- _WHAT TO DO_: Pull out each line of the data that includes the word "uses".

- _GIVEN INFORMATION_:
————
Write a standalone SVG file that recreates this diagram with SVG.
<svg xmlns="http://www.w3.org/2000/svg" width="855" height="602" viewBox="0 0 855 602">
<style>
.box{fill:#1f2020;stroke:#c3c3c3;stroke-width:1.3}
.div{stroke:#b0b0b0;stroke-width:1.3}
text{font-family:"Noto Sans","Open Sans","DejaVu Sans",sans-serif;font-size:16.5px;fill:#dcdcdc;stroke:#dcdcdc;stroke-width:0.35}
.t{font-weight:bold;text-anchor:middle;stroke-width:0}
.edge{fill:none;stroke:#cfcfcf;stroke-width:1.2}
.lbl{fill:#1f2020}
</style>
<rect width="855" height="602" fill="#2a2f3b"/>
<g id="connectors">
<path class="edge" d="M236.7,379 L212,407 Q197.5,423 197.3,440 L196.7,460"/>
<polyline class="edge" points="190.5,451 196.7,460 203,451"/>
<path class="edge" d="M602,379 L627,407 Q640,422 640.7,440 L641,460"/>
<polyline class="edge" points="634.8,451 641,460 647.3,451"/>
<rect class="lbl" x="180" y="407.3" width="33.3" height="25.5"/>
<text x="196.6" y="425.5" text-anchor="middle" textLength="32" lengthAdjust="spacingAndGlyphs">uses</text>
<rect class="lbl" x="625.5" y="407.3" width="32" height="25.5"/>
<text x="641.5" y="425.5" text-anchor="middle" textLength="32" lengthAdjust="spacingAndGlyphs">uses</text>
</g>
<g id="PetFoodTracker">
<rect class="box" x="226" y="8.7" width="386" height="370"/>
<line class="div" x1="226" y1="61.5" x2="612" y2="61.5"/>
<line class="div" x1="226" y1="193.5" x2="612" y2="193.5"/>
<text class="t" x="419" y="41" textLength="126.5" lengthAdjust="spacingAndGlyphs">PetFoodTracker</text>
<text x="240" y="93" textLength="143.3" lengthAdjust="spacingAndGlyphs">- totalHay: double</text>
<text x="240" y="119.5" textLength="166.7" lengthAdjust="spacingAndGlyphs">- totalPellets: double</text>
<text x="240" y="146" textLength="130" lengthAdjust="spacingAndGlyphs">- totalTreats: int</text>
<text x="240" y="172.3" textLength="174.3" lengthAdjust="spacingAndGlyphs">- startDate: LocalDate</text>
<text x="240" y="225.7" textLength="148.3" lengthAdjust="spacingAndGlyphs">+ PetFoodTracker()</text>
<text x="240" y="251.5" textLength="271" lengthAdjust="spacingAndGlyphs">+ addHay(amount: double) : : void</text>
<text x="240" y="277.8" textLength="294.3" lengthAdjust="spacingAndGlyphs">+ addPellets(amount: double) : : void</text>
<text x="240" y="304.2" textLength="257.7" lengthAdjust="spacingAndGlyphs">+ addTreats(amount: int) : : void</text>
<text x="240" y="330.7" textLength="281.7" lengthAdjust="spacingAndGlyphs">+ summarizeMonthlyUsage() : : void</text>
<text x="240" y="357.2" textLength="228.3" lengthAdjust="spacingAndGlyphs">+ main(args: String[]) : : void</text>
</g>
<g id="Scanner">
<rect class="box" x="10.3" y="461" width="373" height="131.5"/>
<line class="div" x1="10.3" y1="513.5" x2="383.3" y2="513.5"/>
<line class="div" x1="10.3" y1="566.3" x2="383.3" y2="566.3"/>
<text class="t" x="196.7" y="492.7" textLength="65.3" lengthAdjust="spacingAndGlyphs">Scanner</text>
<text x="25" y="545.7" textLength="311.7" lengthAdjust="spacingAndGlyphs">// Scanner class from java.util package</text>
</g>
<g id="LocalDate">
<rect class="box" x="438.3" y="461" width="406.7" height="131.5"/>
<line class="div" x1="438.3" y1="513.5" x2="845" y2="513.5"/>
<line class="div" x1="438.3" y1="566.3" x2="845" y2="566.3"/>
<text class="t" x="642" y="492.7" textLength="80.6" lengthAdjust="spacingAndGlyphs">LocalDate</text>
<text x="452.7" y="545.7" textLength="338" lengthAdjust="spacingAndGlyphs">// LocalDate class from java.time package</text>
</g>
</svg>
————
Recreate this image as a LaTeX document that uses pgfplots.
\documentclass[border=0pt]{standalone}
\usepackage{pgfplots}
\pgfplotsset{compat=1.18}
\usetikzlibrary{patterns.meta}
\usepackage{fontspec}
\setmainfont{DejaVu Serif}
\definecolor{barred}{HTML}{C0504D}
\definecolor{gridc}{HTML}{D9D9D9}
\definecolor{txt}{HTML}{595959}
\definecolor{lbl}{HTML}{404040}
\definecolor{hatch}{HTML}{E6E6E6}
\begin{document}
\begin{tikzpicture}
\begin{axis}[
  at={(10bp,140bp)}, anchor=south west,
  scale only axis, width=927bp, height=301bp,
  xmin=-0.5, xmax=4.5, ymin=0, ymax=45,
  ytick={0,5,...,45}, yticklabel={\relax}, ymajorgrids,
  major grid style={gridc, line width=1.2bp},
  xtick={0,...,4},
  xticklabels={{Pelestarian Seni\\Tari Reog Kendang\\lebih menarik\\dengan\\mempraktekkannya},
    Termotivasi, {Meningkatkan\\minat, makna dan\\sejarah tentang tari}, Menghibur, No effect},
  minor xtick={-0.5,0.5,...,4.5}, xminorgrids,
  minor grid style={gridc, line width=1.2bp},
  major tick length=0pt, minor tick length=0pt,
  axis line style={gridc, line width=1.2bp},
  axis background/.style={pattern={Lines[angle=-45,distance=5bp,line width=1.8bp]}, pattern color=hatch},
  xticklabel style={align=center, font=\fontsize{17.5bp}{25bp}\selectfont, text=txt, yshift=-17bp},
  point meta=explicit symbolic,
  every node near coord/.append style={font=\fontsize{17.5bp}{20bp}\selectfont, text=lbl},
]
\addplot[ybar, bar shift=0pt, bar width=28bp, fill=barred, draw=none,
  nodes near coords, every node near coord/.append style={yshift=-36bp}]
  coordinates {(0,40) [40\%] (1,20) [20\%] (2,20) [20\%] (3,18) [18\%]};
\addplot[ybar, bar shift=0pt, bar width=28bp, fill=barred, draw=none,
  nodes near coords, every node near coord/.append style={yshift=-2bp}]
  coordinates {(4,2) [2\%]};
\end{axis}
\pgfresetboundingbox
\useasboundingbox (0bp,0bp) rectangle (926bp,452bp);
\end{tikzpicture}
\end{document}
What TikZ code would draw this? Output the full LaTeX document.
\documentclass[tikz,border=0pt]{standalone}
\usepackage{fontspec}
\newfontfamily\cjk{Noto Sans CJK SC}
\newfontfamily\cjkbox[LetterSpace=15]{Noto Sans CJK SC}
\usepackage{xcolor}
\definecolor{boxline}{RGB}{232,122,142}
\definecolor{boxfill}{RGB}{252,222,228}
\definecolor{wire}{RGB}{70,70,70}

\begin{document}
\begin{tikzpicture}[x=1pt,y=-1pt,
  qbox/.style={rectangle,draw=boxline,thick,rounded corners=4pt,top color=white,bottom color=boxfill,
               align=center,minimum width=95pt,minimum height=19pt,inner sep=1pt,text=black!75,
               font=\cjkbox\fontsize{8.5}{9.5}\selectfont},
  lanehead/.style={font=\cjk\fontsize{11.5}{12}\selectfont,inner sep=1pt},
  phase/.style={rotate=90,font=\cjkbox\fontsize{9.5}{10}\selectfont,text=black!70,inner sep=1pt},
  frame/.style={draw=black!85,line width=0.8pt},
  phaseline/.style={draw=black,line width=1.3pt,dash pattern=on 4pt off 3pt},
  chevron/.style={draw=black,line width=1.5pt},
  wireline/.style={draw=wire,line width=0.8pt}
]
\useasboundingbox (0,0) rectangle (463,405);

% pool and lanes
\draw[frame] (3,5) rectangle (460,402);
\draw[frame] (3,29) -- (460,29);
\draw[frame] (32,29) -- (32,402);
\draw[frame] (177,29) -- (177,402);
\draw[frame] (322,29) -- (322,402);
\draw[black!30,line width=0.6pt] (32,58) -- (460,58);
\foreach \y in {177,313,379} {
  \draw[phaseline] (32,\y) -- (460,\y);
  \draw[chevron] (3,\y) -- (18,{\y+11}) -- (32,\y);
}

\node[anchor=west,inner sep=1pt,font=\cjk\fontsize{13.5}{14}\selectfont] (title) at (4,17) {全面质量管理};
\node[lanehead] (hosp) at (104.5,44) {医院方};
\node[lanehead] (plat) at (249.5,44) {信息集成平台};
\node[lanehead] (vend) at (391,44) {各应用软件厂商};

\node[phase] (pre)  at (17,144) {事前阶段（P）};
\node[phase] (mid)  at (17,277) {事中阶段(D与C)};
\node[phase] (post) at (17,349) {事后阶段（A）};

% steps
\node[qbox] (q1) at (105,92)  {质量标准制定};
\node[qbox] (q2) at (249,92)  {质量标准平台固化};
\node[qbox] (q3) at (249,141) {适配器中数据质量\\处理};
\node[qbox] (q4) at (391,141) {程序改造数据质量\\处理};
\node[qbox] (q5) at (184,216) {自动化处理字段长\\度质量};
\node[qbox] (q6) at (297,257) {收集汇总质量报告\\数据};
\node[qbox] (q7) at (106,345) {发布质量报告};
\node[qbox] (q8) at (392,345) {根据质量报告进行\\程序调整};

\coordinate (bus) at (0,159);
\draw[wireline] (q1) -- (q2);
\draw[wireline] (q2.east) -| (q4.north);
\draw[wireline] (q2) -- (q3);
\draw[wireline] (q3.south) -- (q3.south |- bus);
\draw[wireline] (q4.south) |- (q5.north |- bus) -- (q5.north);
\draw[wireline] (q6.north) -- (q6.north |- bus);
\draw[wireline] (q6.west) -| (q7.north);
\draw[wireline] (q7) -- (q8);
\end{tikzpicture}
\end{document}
————
- _ANSWER TO THE EXERCISE_:
<text x="196.6" y="425.5" text-anchor="middle" textLength="32" lengthAdjust="spacingAndGlyphs">uses</text>
<text x="641.5" y="425.5" text-anchor="middle" textLength="32" lengthAdjust="spacingAndGlyphs">uses</text>
Recreate this image as a LaTeX document that uses pgfplots.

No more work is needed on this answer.